U.S. Ambassador to Russia Michael McFaul during the U.S. Independence Day in Moscow. Source: Pavel Koshkin / Russia Direct
U.S. Ambassador to Russia Michael McFaul announced his resignation on his own blog, saying he plans to leave shortly after the 2014 Sochi Olympics. McFaul said his primary motivation is to rejoin his family in California.
“I simply need to be with my family again,” he explained. “Anyone who has followed my blogs over the last two years knows how deeply I value my time with my wife and sons. It’s time for us to be reunited.”
Yet according to Jeffrey Mankoff, fellow with the CSIS Russia and Eurasia Program and a visiting scholar at Columbia University, “there is also a political context” to McFaul’s departure.
“With U.S.-Russian relations in something of a down period, major agreements with Russia are not likely to be a priority in the near future, meaning there is not likely to be much McFaul could accomplish if he stayed,” Mankoff told Russia Direct.
Fyodor Lukyanov, Head of Council of Foreign and Defense Policy, believes that McFaul was named U.S. Ambassador to Russia because of his support for the U.S.-Russia reset initiative.
“When he was appointed in 2011, there were hopes that he would develop what had already begun in U.S.-Russia bilateral relations,” Lukyanov told Russia Direct.
“Yet everything changed because the situations in Russia and in the United Stated changed. He failed to get his program in Russia off the ground. And this reduced his interest in working in Russia. He had a clear vision about his goals in Russia, but understood that it is difficult to achieve these goals in new political conditions. ”
Lukyanov points out to the fact that McFaul is not a career diplomat. He initially he had problems in adjusting to working in Russia, Lukyanov said.
“As a person who is used to a different style, he had some difficulties in adjusting to the role of the Ambassador. Yet afterwards he behaved like a professional diplomat,” Lukyanov said.
Gregory Feifer, a former NPR correspondent in Moscow, writer and expert in U.S.-Russia relations, sees the Russian authorities' treatment of McFaul as “deplorable.”
“I'm sure he'll be relieved to leave behind the personal attacks and obstruction that must have made his two years as ambassador very difficult indeed,” he said. “The irony for Russia is that although the attacks have served President Putin's personal political ambitions, they've helped quash a great opportunity for the country to become a responsible member of the international community.”

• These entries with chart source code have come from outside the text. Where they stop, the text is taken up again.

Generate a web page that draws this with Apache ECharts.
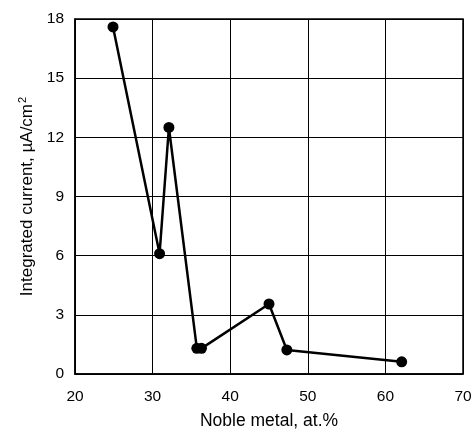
<!DOCTYPE html>
<html>
<head>
<meta charset="utf-8">
<script src="https://cdn.jsdelivr.net/npm/echarts@6/dist/echarts.min.js"></script>
<style>
  html, body { margin: 0; padding: 0; background: #fff; }
  #chart { width: 471px; height: 429px; }
</style>
</head>
<body>
<div id="chart"></div>
<script>
// Noble metal content (at.%) and integrated current (µA/cm²)
const nobleMetal = [24.9, 30.9, 32.1, 35.7, 36.3, 45.0, 47.3, 62.1];
const integratedCurrent = [17.6, 6.1, 12.5, 1.3, 1.3, 3.55, 1.22, 0.62];

const xTicks = [20, 30, 40, 50, 60, 70];
const yTicks = [0, 3, 6, 9, 12, 15, 18];

const FONT = '"Liberation Sans Narrow", "Liberation Sans", Arial, sans-serif';
const TITLE_FONT = '"Liberation Sans", Arial, sans-serif';

const chart = echarts.init(document.getElementById('chart'), null, { renderer: 'canvas' });

chart.setOption({
  animation: false,
  backgroundColor: '#fff',
  grid: {
    left: 75, right: 8, top: 19, bottom: 55,
    outerBoundsMode: 'none',
    containLabel: false,
    show: true, borderColor: '#000', borderWidth: 1.5
  },
  xAxis: {
    type: 'value',
    min: xTicks[0],
    max: xTicks[xTicks.length - 1],
    interval: 10,
    name: 'Noble metal, at.%',
    nameLocation: 'middle',
    nameGap: 38,
    nameTextStyle: { fontFamily: TITLE_FONT, fontSize: 17.5, color: '#000' },
    axisLine: { lineStyle: { color: '#000', width: 1.5 } },
    axisTick: { show: false },
    axisLabel: { fontFamily: FONT, fontSize: 15.5, color: '#000', margin: 15 },
    splitLine: { show: true, lineStyle: { color: '#000', width: 1 } }
  },
  yAxis: {
    type: 'value',
    min: yTicks[0],
    max: yTicks[yTicks.length - 1],
    interval: 3,
    name: '{t|Integrated current, µA/cm}{s|2}',
    nameLocation: 'middle',
    nameGap: 31,
    nameTextStyle: {
      rich: {
        t: { fontFamily: TITLE_FONT, fontSize: 17, color: '#000' },
        s: { fontFamily: TITLE_FONT, fontSize: 11, color: '#000', verticalAlign: 'top', padding: [0, 0, 9, 1] }
      }
    },
    axisLine: { lineStyle: { color: '#000', width: 1.5 } },
    axisTick: { show: false },
    axisLabel: { fontFamily: FONT, fontSize: 15.5, color: '#000', margin: 11 },
    splitLine: { show: true, lineStyle: { color: '#000', width: 1 } }
  },
  series: [{
    type: 'line',
    data: nobleMetal.map((x, i) => [x, integratedCurrent[i]]),
    symbol: 'circle',
    symbolSize: 11,
    lineStyle: { color: '#000', width: 2.5 },
    itemStyle: { color: '#000' }
  }]
});
</script>
</body>
</html>
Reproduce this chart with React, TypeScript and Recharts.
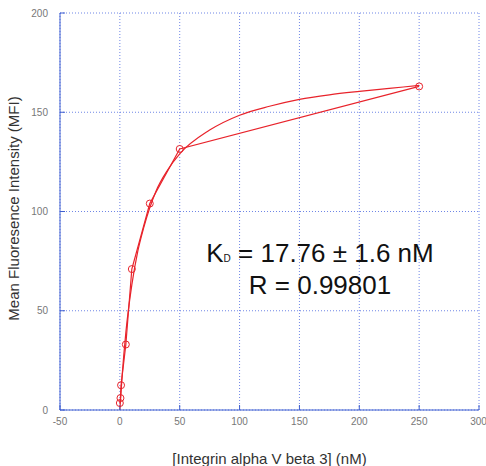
import { ComposedChart, Line, XAxis, YAxis, CartesianGrid } from 'recharts';

// measured binding data
const concentrations = [0, 0.5, 1, 5, 10, 25, 50, 250];
const mfi = [3.5, 6, 12.5, 33, 71, 104, 131.5, 163];

// fitted saturation curve
const fitX = [0, 2, 5, 10, 15, 20, 30, 40, 50, 75, 100, 125, 150, 175, 200, 225, 250];
const fitY = [0, 18, 39, 63, 80, 92, 110, 121, 129, 141, 148.5, 153, 156.5, 158.8, 160.5, 162, 163.5];

const xTicks = [-50, 0, 50, 100, 150, 200, 250, 300];
const yTicks = [0, 50, 100, 150, 200];

const measured = concentrations.map((x, i) => ({ x, y: mfi[i] }));
const fit = fitX.map((x, i) => ({ x, y: fitY[i] }));

const frame = '#3f5fd0';
const red = '#e8232b';
const font = 'Liberation Sans, Arial, sans-serif';
const tickStyle = { fontSize: 10, fill: '#777', fontFamily: font };

export default function App() {
  return (
    <div style={{ position: 'absolute', left: 0, top: 0, width: 486, height: 466, background: '#fff' }}>
      <ComposedChart width={486} height={466} margin={{ top: 13, right: 7, bottom: 0, left: 0 }}>
        <CartesianGrid stroke="#6f86e6" strokeDasharray="1 2" xAxisId="b" yAxisId="l" />
        <XAxis
          xAxisId="b"
          type="number"
          dataKey="x"
          domain={[-50, 300]}
          ticks={xTicks}
          height={56}
          stroke={frame}
          tickSize={-5}
          tickMargin={13}
          tick={tickStyle}
          label={{
            value: '[Integrin alpha V beta 3] (nM)',
            position: 'insideBottom',
            offset: 2,
            style: { fontSize: 15, fill: '#333', fontFamily: font },
          }}
        />
        <XAxis xAxisId="t" type="number" dataKey="x" orientation="top" domain={[-50, 300]} ticks={xTicks} height={0} stroke={frame} tickSize={-5} tick={false} />
        <YAxis
          yAxisId="l"
          type="number"
          domain={[0, 200]}
          ticks={yTicks}
          width={60}
          stroke={frame}
          tickSize={-5}
          tickMargin={17}
          tick={tickStyle}
          label={{
            value: 'Mean Fluoresence Intensity (MFI)',
            angle: -90,
            position: 'insideLeft',
            offset: 14,
            dy: -3,
            style: { fontSize: 15, fill: '#333', textAnchor: 'middle', fontFamily: font },
          }}
        />
        <YAxis yAxisId="r" type="number" orientation="right" domain={[0, 200]} ticks={yTicks} width={0} stroke={frame} tickSize={-5} tick={false} />
        <Line
          xAxisId="b"
          yAxisId="l"
          data={fit}
          dataKey="y"
          type="monotone"
          stroke={red}
          strokeWidth={1.2}
          dot={false}
          isAnimationActive={false}
        />
        <Line
          xAxisId="b"
          yAxisId="l"
          data={measured}
          dataKey="y"
          type="linear"
          stroke={red}
          strokeWidth={1.2}
          dot={{ r: 3.5, stroke: red, strokeWidth: 1, fill: 'none' }}
          isAnimationActive={false}
        />
      </ComposedChart>
      <svg width={486} height={466} style={{ position: 'absolute', left: 0, top: 0, pointerEvents: 'none' }}>
        <text x={320} y={262} textAnchor="middle" fontSize={26} fill="#111" fontFamily={font}>
          K<tspan fontSize={10}>D</tspan> = 17.76 ± 1.6 nM
        </text>
        <text x={320} y={294} textAnchor="middle" fontSize={26} fill="#111" fontFamily={font}>
          R = 0.99801
        </text>
      </svg>
    </div>
  );
}
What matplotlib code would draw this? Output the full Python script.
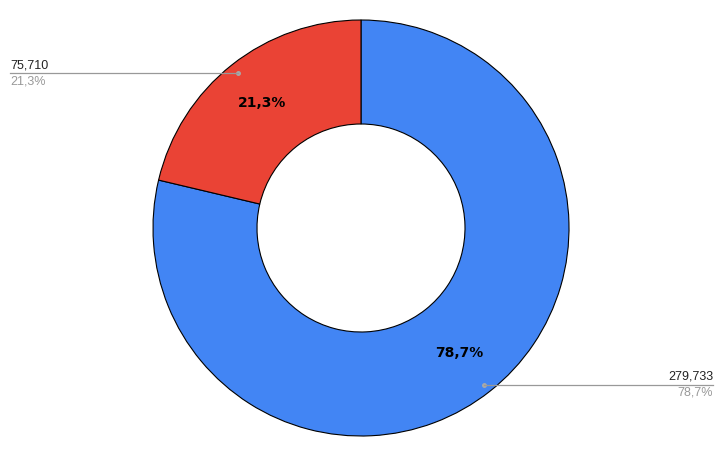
import numpy as np
import matplotlib.pyplot as plt

plt.rcParams['font.family'] = ['Liberation Sans', 'DejaVu Sans']

# data
labels = ['A', 'B']
values = [279733, 75710]
colors = ['#4285F4', '#EA4335']

W, H = 722, 455
fig = plt.figure(figsize=(W / 100, H / 100), dpi=100)
ax = fig.add_axes([0, 0, 1, 1])
ax.set_xlim(0, W)
ax.set_ylim(0, H)
ax.set_aspect('equal')
ax.axis('off')

cx, cy, R = 361, H - 228, 208

wedges, _ = ax.pie(values, colors=colors, startangle=90, counterclock=False,
                   center=(cx, cy), radius=R,
                   wedgeprops=dict(width=R * 0.5, edgecolor='black', linewidth=0.8))
ax.set_xlim(0, W)
ax.set_ylim(0, H)

total = sum(values)
for w, v in zip(wedges, values):
    pct = ('%.1f%%' % (100.0 * v / total)).replace('.', ',')
    mid = np.deg2rad((w.theta1 + w.theta2) / 2)
    # label inside ring
    tx = cx + 0.765 * R * np.cos(mid)
    ty = cy + 0.765 * R * np.sin(mid)
    ax.text(tx, ty, pct, ha='center', va='center', fontsize=10,
            fontweight='bold', color='black', family='DejaVu Sans')
    # leader line to the side
    dx = cx + 0.955 * R * np.cos(mid)
    dy = cy + 0.955 * R * np.sin(mid) - 1
    ax.plot([dx], [dy], 'o', color='#aaaaaa', markersize=2.5)
    if np.cos(mid) < 0:
        ex, ha = 10, 'left'
    else:
        ex, ha = 713, 'right'
    ax.plot([dx, ex], [dy, dy], color='#999999', linewidth=0.9)
    ax.text(ex, dy + 2, '{:,}'.format(v), ha=ha, va='bottom', fontsize=9,
            color='#222222')
    ax.text(ex, dy - 2, pct, ha=ha, va='top', fontsize=9, color='#999999')

fig.savefig('out.png', dpi=100)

The Reset: McFaul’s legacy in Russia
Feifer said McFaul “crafted the "reset" – a sober policy, both realistic and idealistic at the same time – aimed at improving relations.” McFaul “then worked to put it in place,” Feifer added. It was a matter of time until he'd felt he'd done what he could before returning to university life.
“The reset never promised an improvement in relations. That's often misunderstood,” Feifer said. “It was a last-ditch effort to get Moscow to stop viewing foreign policy as a zero-sum game, and it succeeded in producing nuclear arms and nuclear energy deals as well as cooperation in some other areas. In that sense, it's by no means a failure.”
Likewise, Steven Pifer, director of Brookings Arms Control Initiative and senior fellow at Center on the United States and Europe, doesn’t see the reset as a failure.
According to him, the major achievements of the “reset” were the completion of the New START Treaty, greater cooperation on Iran (including agreement in the UN Security Council in 2010 to a new resolution that imposed an arms embargo on Tehran), enhanced cooperation in facilitating logistical support for U.S. and NATO forces in Afghanistan, the entry into force of a civil nuclear cooperation agreement (with Russian accession) to the World Trade Organization.